Vineyards with a nice water view



Ripe plums still on the tree



Plums for sale



Large round bales of straw in this farm field.
From the island roads, you look down towards the water and see farms.



A field of leeks



Nearly ripe apples



This is the view the apple trees enjoy each day.



A potato harvester was parked along one roadside. The tractors that I saw on this island were all "small."


The next set of photos show an Isle de Orleans farm produce stand and the fruits and vegetables which were for sale inside.


Ferme La Jeunesse



Ripe tart cherries



These were the best strawberries I've ever tasted!
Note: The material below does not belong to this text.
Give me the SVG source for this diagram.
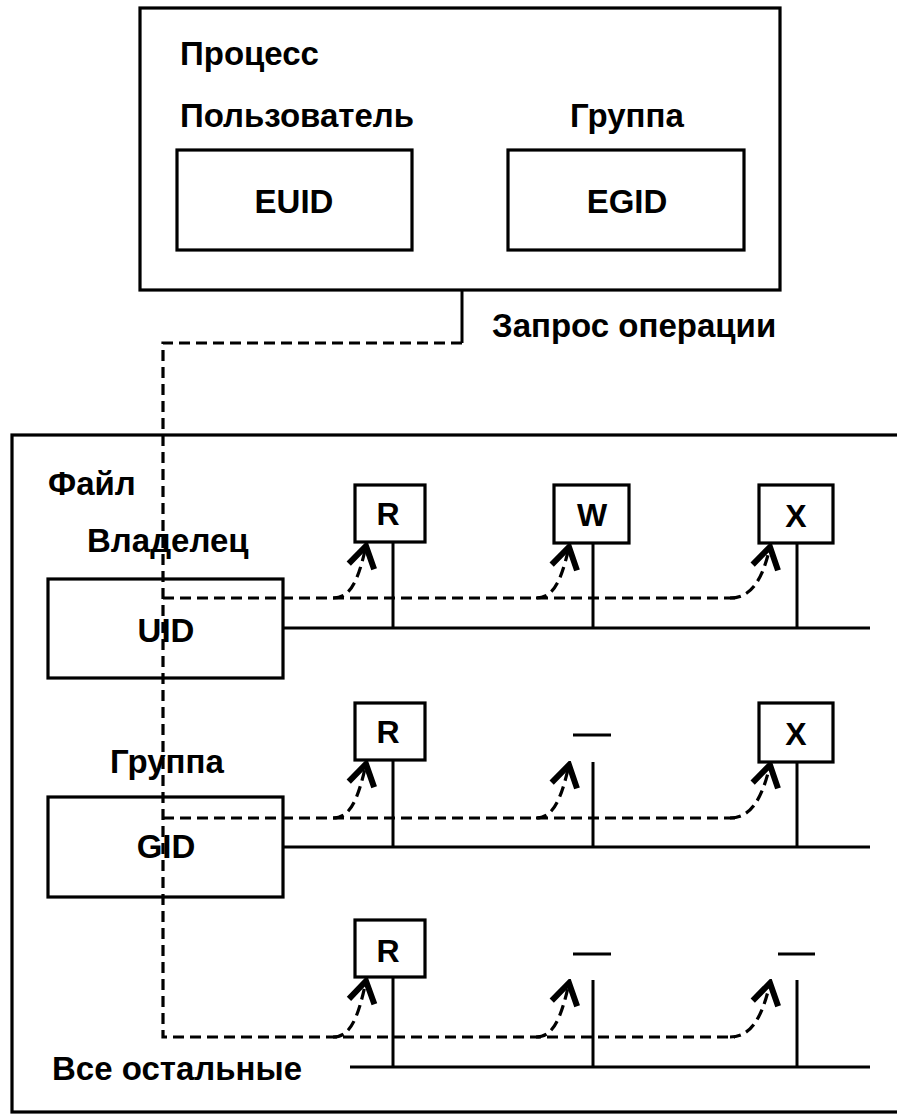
<svg xmlns="http://www.w3.org/2000/svg" width="897" height="1116" viewBox="0 0 897 1116">
<defs>
<style>
.box{fill:none;stroke:#000;stroke-width:3.2}
.ln{fill:none;stroke:#000;stroke-width:3}
.dash{fill:none;stroke:#000;stroke-width:3.2;stroke-dasharray:11 6}
.t{font-family:"Liberation Sans",Arial,sans-serif;font-size:33px;font-weight:bold;fill:#000}
.p{font-size:32px}
.c{text-anchor:middle}
</style>
<marker id="arr" viewBox="-28 -18 32 36" markerWidth="32" markerHeight="36" refX="0" refY="0" orient="auto" markerUnits="userSpaceOnUse">
<polyline points="-21,-13 0,0 -21,13" fill="none" stroke="#000" stroke-width="6"/>
</marker>
</defs>
<rect width="897" height="1116" fill="#fff"/>

<g id="process">
<rect class="box" x="140" y="8" width="640" height="282"/>
<text class="t" x="180" y="65">Процесс</text>
<text class="t" x="180" y="127">Пользователь</text>
<text class="t" x="570" y="127">Группа</text>
</g>
<g id="euid">
<rect class="box" x="177" y="150" width="235" height="100"/>
<text class="t c" x="294" y="213">EUID</text>
</g>
<g id="egid">
<rect class="box" x="508" y="150" width="236" height="100"/>
<text class="t c" x="627" y="213">EGID</text>
</g>
<text class="t" x="492" y="337">Запрос операции</text>

<g id="file">
<rect class="box" x="12" y="435" width="900" height="677"/>
<text class="t" x="48" y="495">Файл</text>
<text class="t" x="87" y="552">Владелец</text>
<text class="t" x="110" y="773">Группа</text>
<text class="t" x="52" y="1080">Все остальные</text>
</g>
<g id="uid">
<rect class="box" x="48" y="579" width="235" height="99"/>
<text class="t c" x="166" y="642">UID</text>
</g>
<g id="gid">
<rect class="box" x="48" y="797" width="235" height="100"/>
<text class="t c" x="166" y="858">GID</text>
</g>

<g id="perm-r1"><rect class="box" x="355" y="485" width="70" height="57"/><text class="t p c" x="388" y="525">R</text></g>
<g id="perm-w1"><rect class="box" x="554" y="485" width="75" height="58"/><text class="t p c" x="592" y="526">W</text></g>
<g id="perm-x1"><rect class="box" x="759" y="485" width="74" height="58"/><text class="t p c" x="796" y="527">X</text></g>
<g id="perm-r2"><rect class="box" x="355" y="703" width="70" height="57"/><text class="t p c" x="388" y="743">R</text></g>
<g id="perm-n2"><line class="ln" x1="573" y1="735" x2="611" y2="735" stroke-width="4"/></g>
<g id="perm-x2"><rect class="box" x="759" y="703" width="74" height="59"/><text class="t p c" x="796" y="745">X</text></g>
<g id="perm-r3"><rect class="box" x="355" y="920" width="70" height="57"/><text class="t p c" x="388" y="962">R</text></g>
<g id="perm-n3a"><line class="ln" x1="573" y1="954" x2="611" y2="954" stroke-width="4"/></g>
<g id="perm-n3b"><line class="ln" x1="778" y1="954" x2="815" y2="954" stroke-width="4"/></g>

<g id="connectors">
<line class="ln" x1="283" y1="628" x2="870" y2="628"/>
<line class="ln" x1="393" y1="542" x2="393" y2="628"/>
<line class="ln" x1="593" y1="543" x2="593" y2="628"/>
<line class="ln" x1="797" y1="543" x2="797" y2="628"/>

<line class="ln" x1="283" y1="847" x2="870" y2="847"/>
<line class="ln" x1="393" y1="760" x2="393" y2="847"/>
<line class="ln" x1="593" y1="762" x2="593" y2="847"/>
<line class="ln" x1="797" y1="762" x2="797" y2="847"/>

<line class="ln" x1="350" y1="1067" x2="870" y2="1067"/>
<line class="ln" x1="393" y1="977" x2="393" y2="1067"/>
<line class="ln" x1="593" y1="980" x2="593" y2="1067"/>
<line class="ln" x1="797" y1="980" x2="797" y2="1067"/>

<line class="ln" x1="462" y1="290" x2="462" y2="343"/>
<path class="dash" d="M462,343 H163 V1037 H735"/>
<path class="dash" d="M163,598 H735"/>
<path class="dash" d="M163,818 H735"/>

<path class="dash" d="M333,598 C350,598 358,582 366,546" marker-end="url(#arr)"/>
<path class="dash" d="M536,598 C553,598 561,582 569,547" marker-end="url(#arr)"/>
<path class="dash" d="M730,598 C750,598 762,582 770,547" marker-end="url(#arr)"/>

<path class="dash" d="M333,818 C350,818 358,800 366,764" marker-end="url(#arr)"/>
<path class="dash" d="M536,818 C553,818 561,800 569,765" marker-end="url(#arr)"/>
<path class="dash" d="M730,818 C750,818 762,800 770,765" marker-end="url(#arr)"/>

<path class="dash" d="M333,1037 C350,1037 358,1019 366,981" marker-end="url(#arr)"/>
<path class="dash" d="M536,1037 C553,1037 561,1019 569,983" marker-end="url(#arr)"/>
<path class="dash" d="M730,1037 C750,1037 762,1019 770,983" marker-end="url(#arr)"/>
</g>
</svg>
I suspect they were mara des bois strawberries.



Yellow wax beans



Apples



Crab apples



Tomatoes

It is regrettable that more land near urban populations in America was not preserved for farming as it was here on Isle de Orleans. Instead, we have urban sprawl reliant upon a car culture which has gobbled up much of our most productive and convenient farmland. When you can stand in one place and see that in one direction is a small potato farm, another an apple orchard, another a carrot field, and another a vineyard, like you can here on this island, something feels very right. So right, in fact, that you wish you could be a part of it or that more of your own world looked like that.